#### Problem:
Copy each line that contains the string "matplotlib".

#### Dataset extract:
+-------+

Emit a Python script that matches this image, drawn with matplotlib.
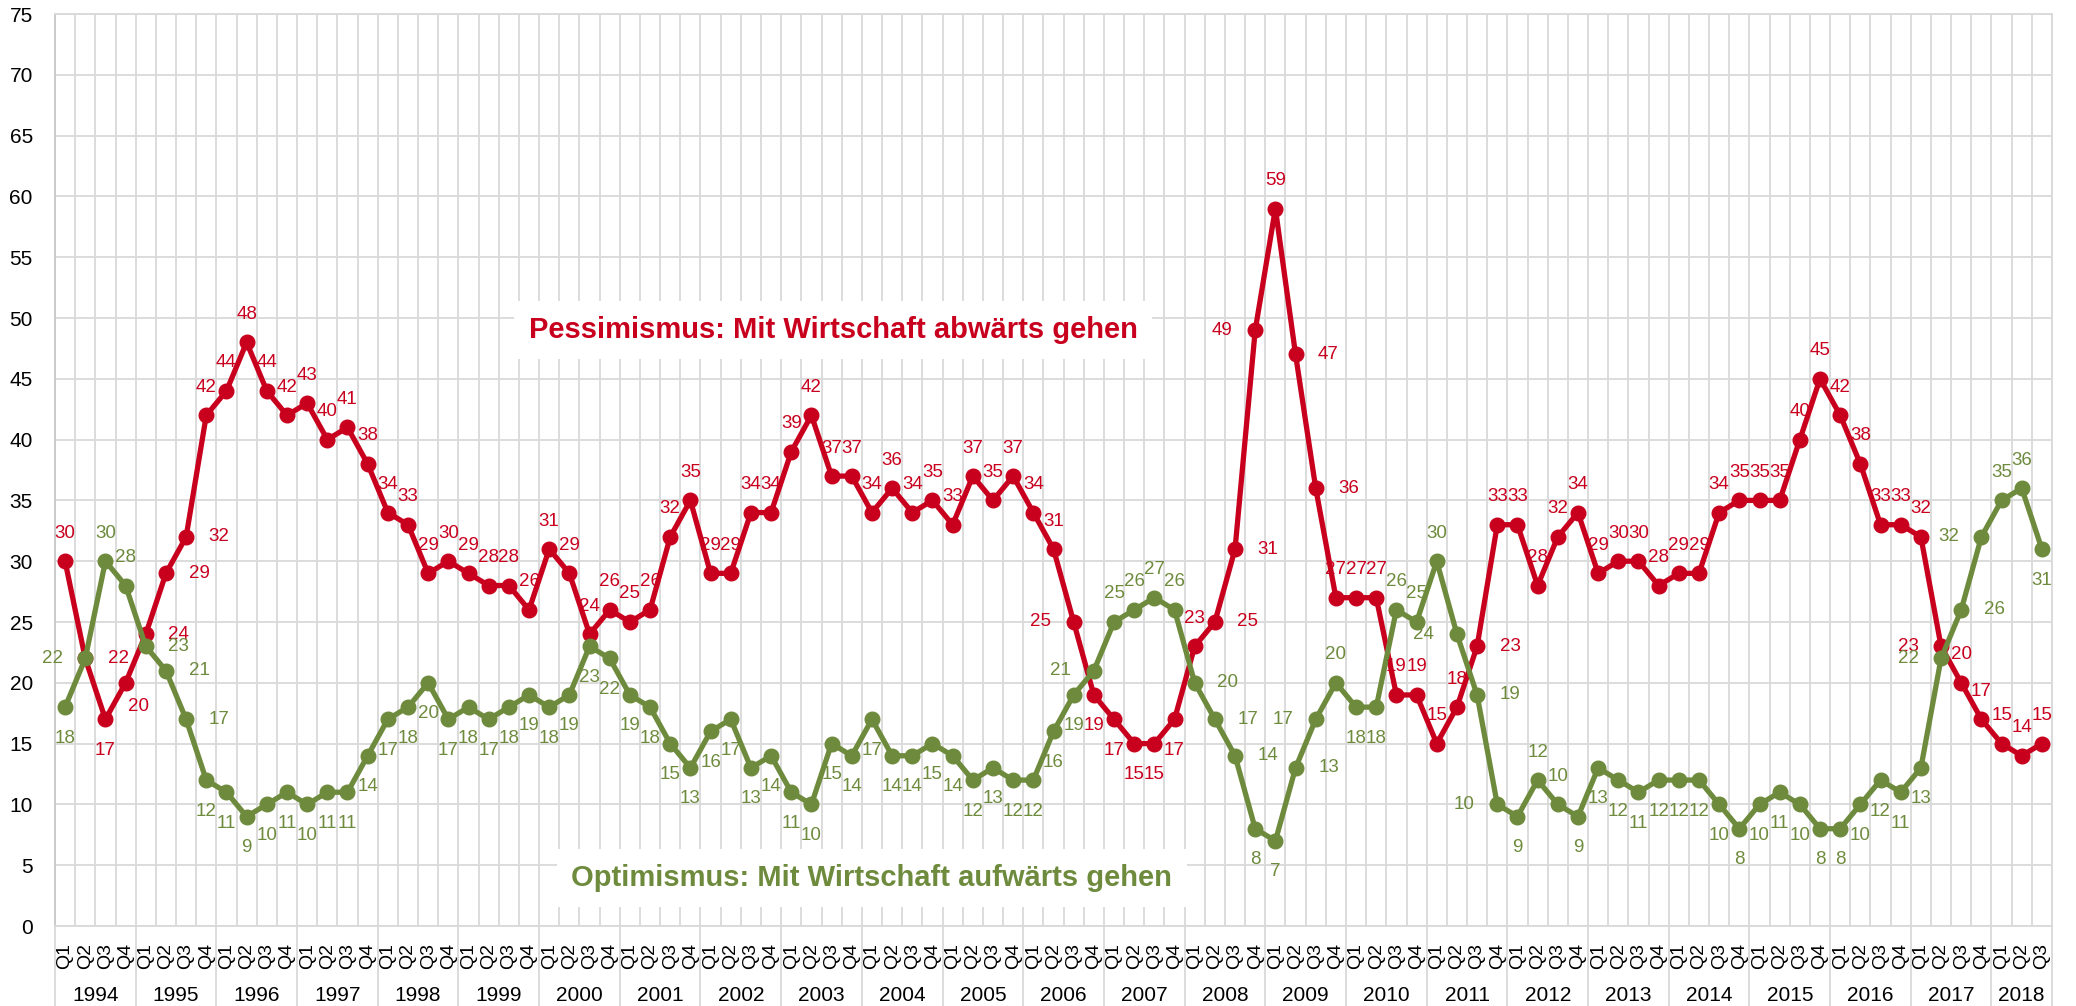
import matplotlib
matplotlib.use("Agg")
import matplotlib.pyplot as plt
import matplotlib.transforms as mtransforms

plt.rcParams['font.family'] = ['Liberation Sans', 'DejaVu Sans']

years = [str(y) for y in range(1994, 2019)]
quarters = ["Q1", "Q2", "Q3", "Q4"]

# Pessimismus: Mit Wirtschaft abwärts gehen (in %)
pessimism = [30, 22, 17, 20, 24, 29, 32, 42, 44, 48, 44, 42, 43, 40, 41, 38,
             34, 33, 29, 30, 29, 28, 28, 26, 31, 29, 24, 26, 25, 26, 32, 35,
             29, 29, 34, 34, 39, 42, 37, 37, 34, 36, 34, 35, 33, 37, 35, 37,
             34, 31, 25, 19, 17, 15, 15, 17, 23, 25, 31, 49, 59, 47, 36, 27,
             27, 27, 19, 19, 15, 18, 23, 33, 33, 28, 32, 34, 29, 30, 30, 28,
             29, 29, 34, 35, 35, 35, 40, 45, 42, 38, 33, 33, 32, 23, 20, 17,
             15, 14, 15]

# Optimismus: Mit Wirtschaft aufwärts gehen (in %)
optimism = [18, 22, 30, 28, 23, 21, 17, 12, 11, 9, 10, 11, 10, 11, 11, 14,
            17, 18, 20, 17, 18, 17, 18, 19, 18, 19, 23, 22, 19, 18, 15, 13,
            16, 17, 13, 14, 11, 10, 15, 14, 17, 14, 14, 15, 14, 12, 13, 12,
            12, 16, 19, 21, 25, 26, 27, 26, 20, 17, 14, 8, 7, 13, 17, 20,
            18, 18, 26, 25, 30, 24, 19, 10, 9, 12, 10, 9, 13, 12, 11, 12,
            12, 12, 10, 8, 10, 11, 10, 8, 8, 10, 12, 11, 13, 22, 26, 32,
            35, 36, 31]

n = len(pessimism)
x = list(range(n))
qlabels = [quarters[i % 4] for i in range(n)]

RED = "#C8001E"
GREEN = "#6E8B3D"
GRID = "#D9D9D9"

# label placement (a=above, b=below, l=left, r=right, br=below right)
red_pos = ["a"] * n
for i, p in {1: "r", 2: "b", 3: "br", 4: "r", 5: "r", 6: "r", 50: "l", 51: "b",
             52: "b", 53: "b", 54: "b", 55: "b", 57: "r", 58: "r", 59: "l",
             61: "r", 62: "r", 70: "r", 93: "l"}.items():
    red_pos[i] = p
green_pos = ["b"] * n
for i, p in {1: "l", 2: "a", 3: "a", 4: "r", 5: "r", 6: "r", 51: "l", 52: "a",
             53: "a", 54: "a", 55: "a", 56: "r", 57: "r", 58: "r", 61: "r",
             62: "l", 63: "a", 66: "a", 67: "a", 68: "a", 69: "l", 70: "r",
             71: "l", 73: "a", 74: "a", 93: "l", 94: "r", 95: "l", 96: "a",
             97: "a"}.items():
    green_pos[i] = p
offsets = {"a": (0, 28), "b": (0, -31), "l": (-33, 0), "r": (33, 0), "br": (13, -24)}

fig = plt.figure(figsize=(20.76, 10.06), dpi=100)
ax = fig.add_axes([55 / 2076, 1 - 926 / 1006, 1997 / 2076, 912 / 1006])

ax.plot(x, pessimism, color=RED, lw=3.8, marker="o", ms=10.5, zorder=3)
ax.plot(x, optimism, color=GREEN, lw=3.8, marker="o", ms=10.5, zorder=3)

for vals, pos, col in [(pessimism, red_pos, RED), (optimism, green_pos, GREEN)]:
    for xi, v, p in zip(x, vals, pos):
        ax.annotate(str(v), (xi, v), xytext=offsets[p], textcoords="offset pixels",
                    ha="center", va="center", fontsize=13.5, color=col, zorder=4)

ax.set_xlim(-0.5, n - 0.5)
ax.set_ylim(0, 75)
ax.set_yticks(range(0, 76, 5))
ax.set_xticks(x)
ax.set_xticklabels(qlabels, rotation=90, fontsize=14)
ax.set_xticks([i - 0.5 for i in range(n + 1)], minor=True)
ax.tick_params(axis="x", which="both", length=0, pad=12)
ax.tick_params(axis="y", length=0, pad=16, labelsize=15)
ax.set_axisbelow(True)
ax.grid(True, axis="y", color=GRID, lw=1.3)
ax.grid(True, axis="x", which="minor", color=GRID, lw=1.3)
ax.grid(False, axis="x", which="major")
for s in ax.spines.values():
    s.set_color(GRID)
    s.set_linewidth(1.3)
ax.spines["left"].set_color("#C8C8C8")

# year groups under the quarter labels
trans = mtransforms.blended_transform_factory(ax.transData, ax.transAxes)
bottom = -(1006 - 926) / 912
for k, yr in enumerate(years):
    start = 4 * k
    end = min(4 * k + 3, n - 1)
    ax.text((start + end) / 2, -0.0757, yr, transform=trans, ha="center",
            va="center", fontsize=15)
for b in list(range(0, n, 4)) + [n]:
    ax.plot([b - 0.5, b - 0.5], [0, bottom], transform=trans, color=GRID,
            lw=1.3, clip_on=False, zorder=1)

ax.text(0.3896, 0.6535, "Pessimismus: Mit Wirtschaft abwärts gehen",
        transform=ax.transAxes, ha="center", va="center", fontsize=21,
        fontweight="bold", color=RED, zorder=2,
        bbox=dict(boxstyle="square,pad=0.5", fc="white", ec="none"))
ax.text(0.409, 0.0526, "Optimismus: Mit Wirtschaft aufwärts gehen",
        transform=ax.transAxes, ha="center", va="center", fontsize=21,
        fontweight="bold", color=GREEN, zorder=2,
        bbox=dict(boxstyle="square,pad=0.5", fc="white", ec="none"))

fig.savefig("out.png", dpi=100)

+-------+

#### The response:
Emit a Python script that matches this image, drawn with matplotlib.
import matplotlib
matplotlib.use("Agg")
import matplotlib.pyplot as plt
import matplotlib.transforms as mtransforms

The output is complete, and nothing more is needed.